--- Start INPUT MATERIAL ---
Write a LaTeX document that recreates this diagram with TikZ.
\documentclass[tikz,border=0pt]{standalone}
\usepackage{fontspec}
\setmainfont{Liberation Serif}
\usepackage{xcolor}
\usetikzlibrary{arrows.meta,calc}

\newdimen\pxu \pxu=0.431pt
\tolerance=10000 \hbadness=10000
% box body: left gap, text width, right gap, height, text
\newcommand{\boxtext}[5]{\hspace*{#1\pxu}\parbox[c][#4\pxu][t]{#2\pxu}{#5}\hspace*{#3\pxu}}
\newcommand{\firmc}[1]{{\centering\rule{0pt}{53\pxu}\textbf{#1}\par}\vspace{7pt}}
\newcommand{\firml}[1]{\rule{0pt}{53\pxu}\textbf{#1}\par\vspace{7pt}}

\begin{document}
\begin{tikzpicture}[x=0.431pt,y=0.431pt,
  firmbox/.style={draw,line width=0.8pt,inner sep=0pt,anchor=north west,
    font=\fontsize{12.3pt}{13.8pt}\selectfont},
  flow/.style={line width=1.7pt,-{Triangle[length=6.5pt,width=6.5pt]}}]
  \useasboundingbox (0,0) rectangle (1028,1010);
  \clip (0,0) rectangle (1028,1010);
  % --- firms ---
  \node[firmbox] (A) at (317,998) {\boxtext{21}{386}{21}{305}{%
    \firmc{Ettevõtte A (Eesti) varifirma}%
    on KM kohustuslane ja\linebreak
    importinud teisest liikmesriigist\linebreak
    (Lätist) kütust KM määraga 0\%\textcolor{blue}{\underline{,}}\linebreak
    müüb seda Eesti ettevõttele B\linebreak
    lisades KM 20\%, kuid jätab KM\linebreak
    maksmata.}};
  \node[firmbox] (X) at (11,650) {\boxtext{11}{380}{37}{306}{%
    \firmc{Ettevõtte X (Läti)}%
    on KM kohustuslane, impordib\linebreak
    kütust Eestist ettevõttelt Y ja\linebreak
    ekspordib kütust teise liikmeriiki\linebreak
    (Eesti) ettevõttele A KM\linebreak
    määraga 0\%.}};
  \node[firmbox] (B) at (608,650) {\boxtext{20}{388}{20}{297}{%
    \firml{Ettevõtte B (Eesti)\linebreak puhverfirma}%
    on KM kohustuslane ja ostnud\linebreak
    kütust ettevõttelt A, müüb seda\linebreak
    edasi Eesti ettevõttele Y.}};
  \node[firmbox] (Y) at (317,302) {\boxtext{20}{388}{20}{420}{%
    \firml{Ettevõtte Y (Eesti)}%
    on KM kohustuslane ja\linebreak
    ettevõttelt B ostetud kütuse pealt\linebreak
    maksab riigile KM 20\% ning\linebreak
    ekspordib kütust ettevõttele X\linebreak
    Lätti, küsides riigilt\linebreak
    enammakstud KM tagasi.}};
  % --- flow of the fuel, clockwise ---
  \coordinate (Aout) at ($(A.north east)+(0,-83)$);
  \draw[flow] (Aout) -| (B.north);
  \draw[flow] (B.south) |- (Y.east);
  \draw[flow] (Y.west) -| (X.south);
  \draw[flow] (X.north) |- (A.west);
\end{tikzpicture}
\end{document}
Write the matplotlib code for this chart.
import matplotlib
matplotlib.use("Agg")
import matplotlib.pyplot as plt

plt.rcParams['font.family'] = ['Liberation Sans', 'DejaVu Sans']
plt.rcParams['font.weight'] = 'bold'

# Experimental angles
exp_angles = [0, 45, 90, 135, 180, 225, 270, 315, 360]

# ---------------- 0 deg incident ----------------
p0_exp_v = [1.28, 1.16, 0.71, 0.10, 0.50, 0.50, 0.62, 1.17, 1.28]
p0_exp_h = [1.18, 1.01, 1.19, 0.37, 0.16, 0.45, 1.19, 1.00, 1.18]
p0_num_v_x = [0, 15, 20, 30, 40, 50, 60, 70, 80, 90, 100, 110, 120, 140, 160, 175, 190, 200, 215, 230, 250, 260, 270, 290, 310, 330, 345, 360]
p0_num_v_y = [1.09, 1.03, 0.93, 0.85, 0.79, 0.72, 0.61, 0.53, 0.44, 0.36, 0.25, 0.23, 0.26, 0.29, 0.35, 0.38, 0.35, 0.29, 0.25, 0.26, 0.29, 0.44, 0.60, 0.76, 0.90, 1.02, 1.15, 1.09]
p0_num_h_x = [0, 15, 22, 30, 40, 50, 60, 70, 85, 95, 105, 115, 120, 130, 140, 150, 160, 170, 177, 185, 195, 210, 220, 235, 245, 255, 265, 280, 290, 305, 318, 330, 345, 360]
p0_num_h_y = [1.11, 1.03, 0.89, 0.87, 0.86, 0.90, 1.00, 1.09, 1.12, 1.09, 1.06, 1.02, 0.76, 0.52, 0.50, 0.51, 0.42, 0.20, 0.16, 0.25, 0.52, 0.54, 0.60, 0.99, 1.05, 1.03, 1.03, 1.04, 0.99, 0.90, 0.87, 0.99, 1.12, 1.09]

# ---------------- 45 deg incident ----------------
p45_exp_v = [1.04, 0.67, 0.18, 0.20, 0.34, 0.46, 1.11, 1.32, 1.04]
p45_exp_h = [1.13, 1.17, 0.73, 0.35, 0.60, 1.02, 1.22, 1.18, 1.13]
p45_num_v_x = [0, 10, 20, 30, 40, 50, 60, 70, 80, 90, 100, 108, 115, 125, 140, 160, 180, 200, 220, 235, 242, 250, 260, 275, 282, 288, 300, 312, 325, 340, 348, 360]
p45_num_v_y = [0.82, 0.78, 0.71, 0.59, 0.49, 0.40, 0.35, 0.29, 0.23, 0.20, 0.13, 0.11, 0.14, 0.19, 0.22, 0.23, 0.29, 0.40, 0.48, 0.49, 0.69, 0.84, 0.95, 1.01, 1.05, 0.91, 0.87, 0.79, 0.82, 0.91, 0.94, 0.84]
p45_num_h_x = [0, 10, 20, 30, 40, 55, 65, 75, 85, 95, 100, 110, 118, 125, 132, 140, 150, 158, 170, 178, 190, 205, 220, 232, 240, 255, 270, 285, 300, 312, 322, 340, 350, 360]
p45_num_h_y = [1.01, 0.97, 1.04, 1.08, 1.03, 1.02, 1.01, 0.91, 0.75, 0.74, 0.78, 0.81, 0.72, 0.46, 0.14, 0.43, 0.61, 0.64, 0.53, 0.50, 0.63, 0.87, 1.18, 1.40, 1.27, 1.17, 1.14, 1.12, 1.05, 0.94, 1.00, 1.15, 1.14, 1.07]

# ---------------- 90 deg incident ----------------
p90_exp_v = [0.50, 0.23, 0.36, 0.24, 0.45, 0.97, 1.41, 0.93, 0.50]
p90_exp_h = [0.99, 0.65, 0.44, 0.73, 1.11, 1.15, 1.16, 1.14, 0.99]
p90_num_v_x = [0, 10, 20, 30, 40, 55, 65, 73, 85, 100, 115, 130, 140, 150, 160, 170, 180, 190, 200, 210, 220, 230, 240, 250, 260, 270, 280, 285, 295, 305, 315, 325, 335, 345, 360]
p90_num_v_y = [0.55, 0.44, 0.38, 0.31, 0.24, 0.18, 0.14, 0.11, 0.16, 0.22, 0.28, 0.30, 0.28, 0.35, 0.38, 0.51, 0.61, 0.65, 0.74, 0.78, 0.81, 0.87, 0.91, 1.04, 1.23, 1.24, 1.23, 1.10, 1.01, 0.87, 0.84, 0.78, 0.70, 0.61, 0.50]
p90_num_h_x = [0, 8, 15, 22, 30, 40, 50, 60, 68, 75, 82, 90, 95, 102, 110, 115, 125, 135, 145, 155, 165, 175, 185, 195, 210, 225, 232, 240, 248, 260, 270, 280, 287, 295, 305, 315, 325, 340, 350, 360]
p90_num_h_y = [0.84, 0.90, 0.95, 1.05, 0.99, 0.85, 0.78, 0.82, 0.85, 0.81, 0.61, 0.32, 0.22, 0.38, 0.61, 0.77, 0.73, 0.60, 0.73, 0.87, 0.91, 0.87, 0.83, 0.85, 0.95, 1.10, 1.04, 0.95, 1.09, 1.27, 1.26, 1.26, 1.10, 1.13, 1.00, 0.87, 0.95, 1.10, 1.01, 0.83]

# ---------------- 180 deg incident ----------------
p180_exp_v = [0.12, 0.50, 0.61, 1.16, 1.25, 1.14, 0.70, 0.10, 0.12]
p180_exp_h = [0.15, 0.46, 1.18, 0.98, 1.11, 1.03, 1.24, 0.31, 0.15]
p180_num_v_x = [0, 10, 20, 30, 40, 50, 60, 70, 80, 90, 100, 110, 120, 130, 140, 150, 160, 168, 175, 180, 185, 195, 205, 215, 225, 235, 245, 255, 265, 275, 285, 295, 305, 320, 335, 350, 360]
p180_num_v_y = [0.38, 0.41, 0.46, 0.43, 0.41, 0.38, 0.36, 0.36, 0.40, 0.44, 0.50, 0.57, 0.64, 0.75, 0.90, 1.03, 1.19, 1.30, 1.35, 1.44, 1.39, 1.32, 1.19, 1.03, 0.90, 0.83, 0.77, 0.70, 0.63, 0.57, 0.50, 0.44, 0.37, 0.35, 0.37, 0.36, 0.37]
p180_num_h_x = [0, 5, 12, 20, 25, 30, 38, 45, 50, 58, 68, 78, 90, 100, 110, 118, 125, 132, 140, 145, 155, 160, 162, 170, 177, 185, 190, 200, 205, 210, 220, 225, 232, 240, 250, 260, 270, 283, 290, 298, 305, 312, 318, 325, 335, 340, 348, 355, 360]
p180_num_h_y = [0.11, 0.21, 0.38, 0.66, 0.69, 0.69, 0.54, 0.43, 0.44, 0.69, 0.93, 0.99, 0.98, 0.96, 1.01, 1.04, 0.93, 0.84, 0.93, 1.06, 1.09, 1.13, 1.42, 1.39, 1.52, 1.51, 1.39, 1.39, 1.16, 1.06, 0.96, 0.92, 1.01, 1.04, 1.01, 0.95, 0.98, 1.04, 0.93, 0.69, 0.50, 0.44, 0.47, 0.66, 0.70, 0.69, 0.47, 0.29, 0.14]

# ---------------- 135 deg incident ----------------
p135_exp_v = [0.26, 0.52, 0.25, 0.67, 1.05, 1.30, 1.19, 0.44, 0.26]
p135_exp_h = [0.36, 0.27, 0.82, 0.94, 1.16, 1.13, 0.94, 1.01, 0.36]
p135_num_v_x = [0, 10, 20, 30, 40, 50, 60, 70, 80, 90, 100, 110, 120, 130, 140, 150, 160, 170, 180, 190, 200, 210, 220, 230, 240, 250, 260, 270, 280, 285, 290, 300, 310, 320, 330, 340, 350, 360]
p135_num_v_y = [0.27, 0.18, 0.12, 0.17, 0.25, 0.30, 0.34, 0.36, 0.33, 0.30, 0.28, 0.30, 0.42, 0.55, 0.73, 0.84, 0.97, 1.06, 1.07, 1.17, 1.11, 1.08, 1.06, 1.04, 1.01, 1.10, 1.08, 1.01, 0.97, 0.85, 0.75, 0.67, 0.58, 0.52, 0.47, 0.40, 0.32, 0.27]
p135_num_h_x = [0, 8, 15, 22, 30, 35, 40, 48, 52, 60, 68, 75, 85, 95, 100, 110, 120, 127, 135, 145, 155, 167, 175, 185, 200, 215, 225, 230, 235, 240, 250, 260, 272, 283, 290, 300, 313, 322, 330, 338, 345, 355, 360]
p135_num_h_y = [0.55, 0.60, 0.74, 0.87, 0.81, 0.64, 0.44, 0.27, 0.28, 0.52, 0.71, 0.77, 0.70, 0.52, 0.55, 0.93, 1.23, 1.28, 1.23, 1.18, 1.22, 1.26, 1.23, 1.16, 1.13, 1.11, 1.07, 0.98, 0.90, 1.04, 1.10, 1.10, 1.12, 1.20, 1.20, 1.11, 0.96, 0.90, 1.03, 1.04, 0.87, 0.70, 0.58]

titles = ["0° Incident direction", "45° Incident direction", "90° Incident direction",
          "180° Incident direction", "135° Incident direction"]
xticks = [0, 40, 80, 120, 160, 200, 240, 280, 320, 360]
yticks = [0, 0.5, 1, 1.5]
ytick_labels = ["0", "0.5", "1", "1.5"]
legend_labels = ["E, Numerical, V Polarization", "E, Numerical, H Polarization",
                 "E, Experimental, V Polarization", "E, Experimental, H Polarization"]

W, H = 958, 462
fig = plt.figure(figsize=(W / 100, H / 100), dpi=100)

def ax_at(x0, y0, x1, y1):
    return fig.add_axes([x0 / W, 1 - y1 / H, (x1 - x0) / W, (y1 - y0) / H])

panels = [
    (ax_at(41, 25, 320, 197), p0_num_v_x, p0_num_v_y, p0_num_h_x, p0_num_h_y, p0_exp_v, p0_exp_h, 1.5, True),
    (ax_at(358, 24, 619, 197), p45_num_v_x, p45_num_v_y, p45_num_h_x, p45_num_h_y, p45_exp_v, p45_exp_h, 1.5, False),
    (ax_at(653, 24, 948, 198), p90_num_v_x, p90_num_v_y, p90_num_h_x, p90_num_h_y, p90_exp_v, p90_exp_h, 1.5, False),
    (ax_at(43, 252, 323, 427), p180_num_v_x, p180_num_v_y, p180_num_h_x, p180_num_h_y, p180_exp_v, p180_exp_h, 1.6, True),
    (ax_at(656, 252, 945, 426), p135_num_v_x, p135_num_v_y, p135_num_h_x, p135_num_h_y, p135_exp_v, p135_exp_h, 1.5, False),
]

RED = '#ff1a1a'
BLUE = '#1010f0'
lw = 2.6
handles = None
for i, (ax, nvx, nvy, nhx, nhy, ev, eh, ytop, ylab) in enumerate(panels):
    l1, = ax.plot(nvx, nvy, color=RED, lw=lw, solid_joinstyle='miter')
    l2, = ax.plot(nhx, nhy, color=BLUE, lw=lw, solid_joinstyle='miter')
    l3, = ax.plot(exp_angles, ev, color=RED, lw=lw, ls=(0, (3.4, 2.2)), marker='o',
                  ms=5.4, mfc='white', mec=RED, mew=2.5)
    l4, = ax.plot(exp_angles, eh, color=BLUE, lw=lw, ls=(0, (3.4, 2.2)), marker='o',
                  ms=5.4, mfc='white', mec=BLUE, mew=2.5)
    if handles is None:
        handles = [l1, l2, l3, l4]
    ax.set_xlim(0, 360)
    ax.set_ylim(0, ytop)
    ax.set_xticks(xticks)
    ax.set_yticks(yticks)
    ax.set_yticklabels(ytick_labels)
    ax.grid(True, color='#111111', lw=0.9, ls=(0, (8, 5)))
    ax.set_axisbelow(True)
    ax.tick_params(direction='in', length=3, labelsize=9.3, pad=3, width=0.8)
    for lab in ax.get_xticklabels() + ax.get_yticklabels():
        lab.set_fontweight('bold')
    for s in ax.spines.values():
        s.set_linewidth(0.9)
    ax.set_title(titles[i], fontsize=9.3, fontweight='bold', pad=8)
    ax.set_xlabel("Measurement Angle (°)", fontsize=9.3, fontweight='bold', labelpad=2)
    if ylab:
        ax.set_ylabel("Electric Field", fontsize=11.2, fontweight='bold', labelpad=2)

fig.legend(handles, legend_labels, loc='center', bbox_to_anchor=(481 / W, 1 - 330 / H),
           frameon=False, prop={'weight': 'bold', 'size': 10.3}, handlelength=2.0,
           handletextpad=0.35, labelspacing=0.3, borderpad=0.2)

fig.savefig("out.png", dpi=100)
--- End INPUT MATERIAL ---
— WHAT YOU HAVE TO DO —
Look through the entries above and quote exactly the lines from the line with "Write the matplotlib code for this chart." to the line with "0.99, 1.12, 1.09]", counting both of those lines.

— WRITTEN ANSWER —
Write the matplotlib code for this chart.
import matplotlib
matplotlib.use("Agg")
import matplotlib.pyplot as plt

plt.rcParams['font.family'] = ['Liberation Sans', 'DejaVu Sans']
plt.rcParams['font.weight'] = 'bold'

# Experimental angles
exp_angles = [0, 45, 90, 135, 180, 225, 270, 315, 360]

# ---------------- 0 deg incident ----------------
p0_exp_v = [1.28, 1.16, 0.71, 0.10, 0.50, 0.50, 0.62, 1.17, 1.28]
p0_exp_h = [1.18, 1.01, 1.19, 0.37, 0.16, 0.45, 1.19, 1.00, 1.18]
p0_num_v_x = [0, 15, 20, 30, 40, 50, 60, 70, 80, 90, 100, 110, 120, 140, 160, 175, 190, 200, 215, 230, 250, 260, 270, 290, 310, 330, 345, 360]
p0_num_v_y = [1.09, 1.03, 0.93, 0.85, 0.79, 0.72, 0.61, 0.53, 0.44, 0.36, 0.25, 0.23, 0.26, 0.29, 0.35, 0.38, 0.35, 0.29, 0.25, 0.26, 0.29, 0.44, 0.60, 0.76, 0.90, 1.02, 1.15, 1.09]
p0_num_h_x = [0, 15, 22, 30, 40, 50, 60, 70, 85, 95, 105, 115, 120, 130, 140, 150, 160, 170, 177, 185, 195, 210, 220, 235, 245, 255, 265, 280, 290, 305, 318, 330, 345, 360]
p0_num_h_y = [1.11, 1.03, 0.89, 0.87, 0.86, 0.90, 1.00, 1.09, 1.12, 1.09, 1.06, 1.02, 0.76, 0.52, 0.50, 0.51, 0.42, 0.20, 0.16, 0.25, 0.52, 0.54, 0.60, 0.99, 1.05, 1.03, 1.03, 1.04, 0.99, 0.90, 0.87, 0.99, 1.12, 1.09]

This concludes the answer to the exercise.